“
“Angel represents a kind of small rebellion against
the “prohibition of the difficult”,
trying to bring Murano glass
to its maximum technique and material modelling,
to compose an object that is a place of light,
between one act and another in everyday life”
— Paritzki&Liani
Purho presents — on the occasion of Milan Design Week 2023 — Angels, the new collection of tables in Murano glass designed by the Paritzki&Liani (Tel Aviv, Israel) exclusively in the spaces of Mohd Officina Milano reimagined by Nichetto Studio in Mohd Sinfonia.
Like ethereal figures of light and reflection, the Angels tables represent a small interior architecture in which the three pieces that compose them — bases of different heights (h.440/350), the top (d.500) and a bowl blown by master Andrea Zilio — join together to form a world of colours, vibrating in the space of perception. They want to become the impetus for a new space within another place, the home.
In these tables, blown glass is structure. The simplification of forms or their abstraction lead to an aesthetic dimension of tension created by the prominent thicknesses of the sections and by the significant surfaces for this type of processing.
Aesthetic and technical dimensions establish a new material situation that “send us back”, link us to an ancient memory, that of the centuries-old processing of this material, to something vital in an object of glass and light.
The inspiration for the colours of the Angels tables comes from the observation of monochrome chiaroscuro painted artefacts made within the Italian pictorial tradition of the late 1400s.
The delicate shades of rosé, ochre, grey are joined by more decisive colours such as moss green, deep blue, amethyst for a chromatic balance capable of being continuously renewed based on varying combinations of the different components of the tables.
What idea of design? And why?
Thus in the words of Paola Liani of Paritzki&Liani: “The words of Roberto Maier come to mind in the introduction to the beloved book “Résistance de la poésie” by Jean Luc Nancy: “Our times appear to be the enemy of the difficult. We are not lazier than our fathers, but the difficult is no longer “that which gives way” but that which must be removed. The difficult does not exist, it must be removed.”

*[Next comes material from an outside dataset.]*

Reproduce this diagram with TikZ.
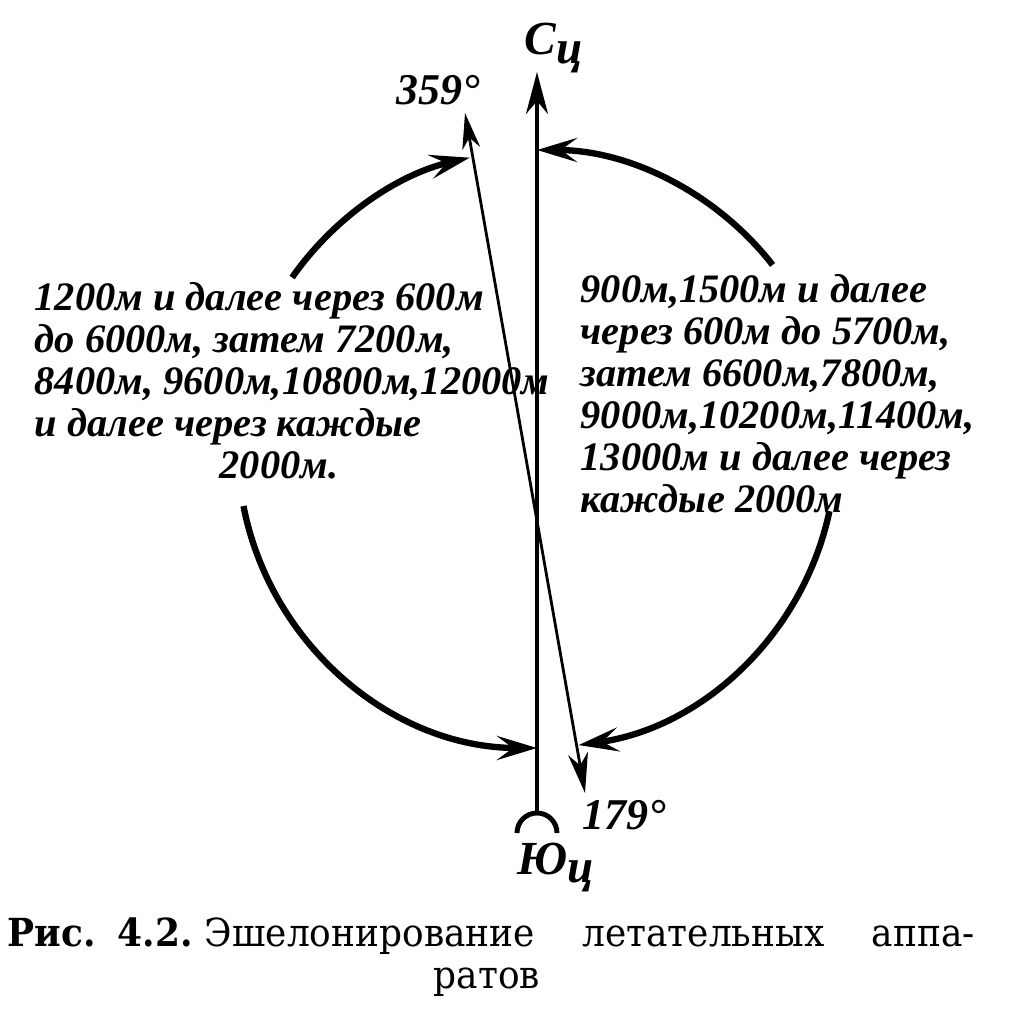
\documentclass[tikz,border=0pt]{standalone}
\usepackage{fontspec}
\setmainfont{Liberation Serif}
\newfontfamily\capfont{DejaVu Serif}[FakeStretch=0.93]
\usetikzlibrary{arrows.meta}

\begin{document}
\begin{tikzpicture}[
  ring/.style={line width=1.8pt, -{Stealth[length=4mm, width=2.4mm, inset=1.6mm]}},
  axis/.style={line width=1pt},
  lab/.style={font=\fontsize{11.5}{11.95}\selectfont\bfseries\itshape, align=left, inner sep=0pt},
  deg/.style={font=\fontsize{12.5}{14}\selectfont\bfseries\itshape, inner sep=0pt},
  pole/.style={font=\fontsize{13.5}{14}\selectfont\bfseries\itshape, inner sep=0pt, anchor=base west},
  capt/.style={font=\capfont\fontsize{11}{12}\selectfont, inner sep=0pt, anchor=base west}
]
\useasboundingbox (0,0) rectangle (10.2,10.24);
\coordinate (o) at (5.37,5.75);
% course arcs
\foreach \a/\b in {145/103, 38/90, -12/-82, 191/270} {
  \draw[ring] (o) ++(\a:2.99) arc[start angle=\a, end angle=\b, radius=2.99];
}
% meridian and track
\coordinate (yuc) at (5.37,2.11);
\coordinate (sc) at (5.37,9.52);
\coordinate (t359) at (4.65,9.11);
\coordinate (t179) at (5.85,2.31);
\draw[axis, -{Stealth[length=4.2mm, width=2.2mm, inset=1.3mm]}] (yuc) -- (sc);
\draw[line width=0.8pt, {Stealth[length=3.6mm, width=1.8mm, inset=1.1mm]}-{Stealth[length=4mm, width=2mm, inset=1.2mm]}] (t359) -- (t179);
\draw[line width=1.4pt] (yuc) ++(-0.2,-0.2) arc[start angle=180, end angle=0, radius=0.2];
% labels
\node[pole] (north) at (5.24,9.69) {С\raisebox{-0.4ex}{ц}};
\node[pole] (south) at (5.17,1.5) {Ю\raisebox{-0.4ex}{ц}};
\node[deg] (d359) at (4.38,9.34) {359°};
\node[deg] (d179) at (6.24,2.09) {179°};
\node[lab, anchor=north west] (west) at (0.34,7.42) {1200м и далее через 600м\\до 6000м, затем 7200м,\\8400м, 9600м,10800м,12000м\\и далее через каждые\\\hspace*{1.85cm}2000м.};
\node[lab, anchor=north west] (east) at (5.8,7.5) {900м,1500м и далее\\через 600м до 5700м,\\затем 6600м,7800м,\\9000м,10200м,11400м,\\13000м и далее через\\каждые 2000м};
% caption
\node[capt] (cap1) at (0.07,0.77) {\makebox[9.67cm][l]{\textbf{Рис.}\hspace{2.2mm}\textbf{4.2.}\hspace{1.2mm}Эшелонирование\hfill летательных\hfill аппа-}};
\node[capt, anchor=base] (cap2) at (4.87,0.35) {ратов};
\end{tikzpicture}
\end{document}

Therefore this project represents a kind of small rebellion against the “prohibition of the difficult”, operating at the limits of the productive feasibility of the Murano material and in the continuous shifting of the border between design and technical experience of the transformation of glass and its assembly.
The project seeks to bring Murano glass to the maximum of its material modelling and technique, to compose an object that is a place of light, between one act and another in everyday life.”